— DATASET EXCERPT —

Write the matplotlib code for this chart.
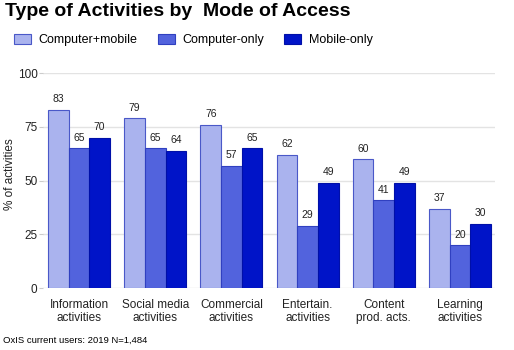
from matplotlib import pyplot as plt
import numpy as np

categories = ['Information\nactivities', 'Social media\nactivities', 'Commercial\nactivities',
              'Entertain.\nactivities', 'Content\nprod. acts.', 'Learning\nactivities']
computer_mobile = [83, 79, 76, 62, 60, 37]
computer_only = [65, 65, 57, 29, 41, 20]
mobile_only = [70, 64, 65, 49, 49, 30]
series_names = ['Computer+mobile', 'Computer-only', 'Mobile-only']
yticks = [0, 25, 50, 75, 100]

plt.rcParams['font.family'] = ['Liberation Sans', 'DejaVu Sans']

colors = ['#aab3ee', '#5263dd', '#0014c8']
edges = ['#4a58c8', '#3040c0', '#0010a8']

fig = plt.figure(figsize=(5.14, 3.5), dpi=100)
ax = fig.add_axes([43 / 514, 0.177, 452 / 514, 0.614])

x = np.arange(len(categories))
w = 0.271
for i, vals in enumerate([computer_mobile, computer_only, mobile_only]):
    pos = x + (i - 1) * w
    bars = ax.bar(pos, vals, width=w, color=colors[i], edgecolor=edges[i],
                  linewidth=0.8, label=series_names[i], zorder=3)
    for b, v in zip(bars, vals):
        ax.text(b.get_x() + b.get_width() / 2, v + 2.5, str(v),
                ha='center', va='bottom', fontsize=7.5, color='#222222')

ax.set_xlim(-0.472, 5.459)
ax.set_ylim(0, 100)
ax.set_yticks(yticks)
ax.set_xticks(x)
ax.set_xticklabels(categories, fontsize=8.5, color='#222222', linespacing=1.05)
ax.tick_params(axis='y', labelsize=8.5, colors='#222222', length=3, pad=1,
               color='#cccccc')
ax.tick_params(axis='x', length=0, pad=8)
ax.grid(axis='y', color='#e3e3e3', linewidth=1, zorder=0)
for s in ax.spines.values():
    s.set_visible(False)

fig.text(10 / 514, 0.503, '% of activities', fontsize=8.5, color='#222222',
         rotation=90, ha='center', va='center')
fig.text(0.01, 0.99, 'Type of Activities by  Mode of Access', fontsize=14,
         fontweight='bold', ha='left', va='top')
fig.legend(loc='upper left', bbox_to_anchor=(0.005, 0.935), ncol=3, frameon=False,
           fontsize=9, handlelength=1.36, handleheight=0.88, columnspacing=1.6,
           handletextpad=0.64)
fig.text(0.005, 0.015, 'OxIS current users: 2019 N=1,484', fontsize=6.8,
         ha='left', va='bottom')

fig.savefig('out.png', dpi=100)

— STATED TASK —
Repeat only the lines between the start of the data and the line with "ax = fig.add_axes([43", including those two lines, and skip the pictures.

— FINAL RESULT —
Write the matplotlib code for this chart.
from matplotlib import pyplot as plt
import numpy as np

categories = ['Information\nactivities', 'Social media\nactivities', 'Commercial\nactivities',
              'Entertain.\nactivities', 'Content\nprod. acts.', 'Learning\nactivities']
computer_mobile = [83, 79, 76, 62, 60, 37]
computer_only = [65, 65, 57, 29, 41, 20]
mobile_only = [70, 64, 65, 49, 49, 30]
series_names = ['Computer+mobile', 'Computer-only', 'Mobile-only']
yticks = [0, 25, 50, 75, 100]

plt.rcParams['font.family'] = ['Liberation Sans', 'DejaVu Sans']

colors = ['#aab3ee', '#5263dd', '#0014c8']
edges = ['#4a58c8', '#3040c0', '#0010a8']

fig = plt.figure(figsize=(5.14, 3.5), dpi=100)
ax = fig.add_axes([43 / 514, 0.177, 452 / 514, 0.614])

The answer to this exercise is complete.